As pessoas más seriam menos perigosas se não carregassem dentro de si alguma bondade. Quem escreveu a frase foi o meu querido Oscar Wilde. Chamo-lhe querido, porque além de me ter apaixonado pela sua obra, o tempo granjeou-lhe o respeito e o carinho do mundo. Um escritor que venceu na vida e na morte merece um lugar no pódio da eternidade. Não é para todos, porque os que atingem sucesso enquanto vivos, muitas vezes acabam por secar como pessoas e como artistas, e os que atingem a glorificação póstuma já não estão cá para a celebrar. Conseguir aguentar dois polos tão opostos da existência numa só vida, isso sim é de grande valor.

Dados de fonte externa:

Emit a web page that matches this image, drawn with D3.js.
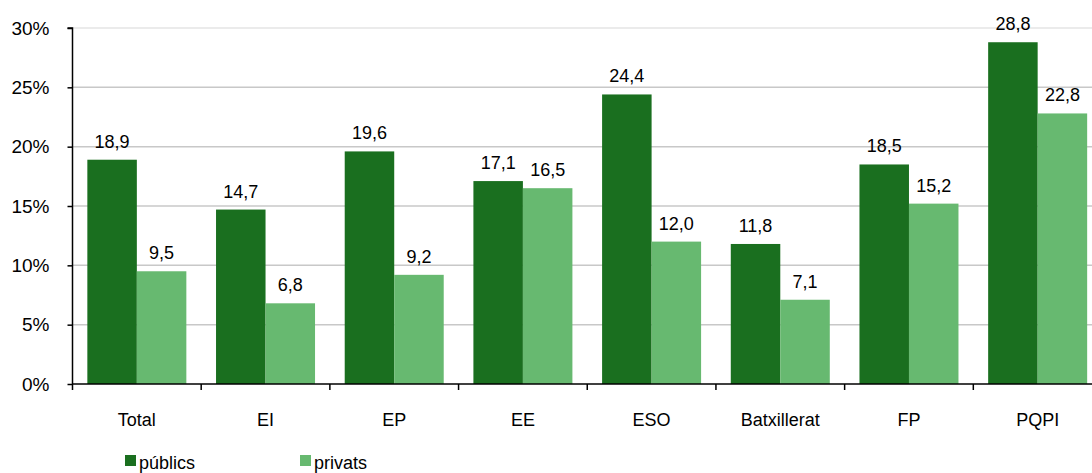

Oscar Wilde alcançou tão heroico feito porque gozou a glória e sofreu a humilhação com igual elegância e dignidade, quer quando estava na moda e a sociedade londrina o idolatrava, quer quando esteve preso durante quase dois anos. Wilde não foi condenado por fraude, roubo, violação, tentativa de homicídio. O que levou o escritor e dramaturgo ao cárcere foi o amor. A sociedade condenou-o e desprezou-o por amor a um monstro, o dandy Alfred Douglas, conhecido por Bosie, que lhe roubou tempo, dinheiro, afecto e respeito, e que depois o abandonou quando ele mais precisava. Claro que isto já aconteceu a milhares de mulheres e infelizmente o que se passa no mundo nos vai indicando que assim será eternamente. São condenadas as mulheres que sofrem de violência doméstica, de abusos sexuais, de qualquer tipo de discriminação por causa do género a que pertencem. Mulheres que não precisam de estar fechadas numa cela porque a vida já faz delas reféns, tantas vezes sem qualquer possibilidade de fuga. São condenadas todas as pessoas que, vivendo o tormento de uma paixão tóxica, não possuem meios para dela se libertarem. São condenados todos aqueles que não deixam para trás uma relação funcional, sofrível, repleta de mentiras e de omissões com medo da solidão.
No caso de Oscar Wilde, a condenação de um homem pelo crime de amar é que pode espantar e isso leva-me a pensar que a vida dos grandes homens devia ser tão estudada como a Antiguidade Grega, as Invasões Romanas, as contribuições de Galileu e de Leonardo e as viagens de Fernão de Magalhães.
Todas as pessoas são especiais, mas certamente umas são mais especiais que outras. Oscar Wilde era um homem especial, Alfred Douglas, seu amante, nem tanto. Contudo, talvez soubesse como ninguém fazer com que o seu amante se sentisse único, incomparável e insubstituível, até ao dia em que foi a tribunal responder pelo crime de práticas homossexuais. Depois de condenado e preso, Alfred nunca o visitou.
Às vezes penso que os verdadeiros monstros são seres que só alcançam a glória no sofrimento alheio. Se o fazem por inconsciência ou de forma premeditada, é um mistério que apenas os próprios sabem, ou não, responder. Quase dois séculos depois, Oscar é considerado um génio e poucos se lembram do monstro que lhe roubou a inspiração, a liberdade e a fortuna. É uma pena que assim seja, porque se a Humanidade esquecer Hitler ou Estaline, eles poderão voltar sob a pele de outros monstros.
Para os monstros não há regras nem limites, apenas desejos e obsessões, para eles o próximo não tem valor humano, porque só existe para os servir. Há monstros em todas as gerações e culturas, homens e mulheres. Podem ter a expressão mais casta e pura, as mãos mais macias e perfeitas, o sorriso mais cândido e a voz mais meiga, mas nasceram sem coração e nem mesmo quando passam a vida a roubar e a destruir o coração dos outros, jamais saberão o que é ter um.
E é por isso que nunca serão pessoas. E é por isso que são tão infelizes.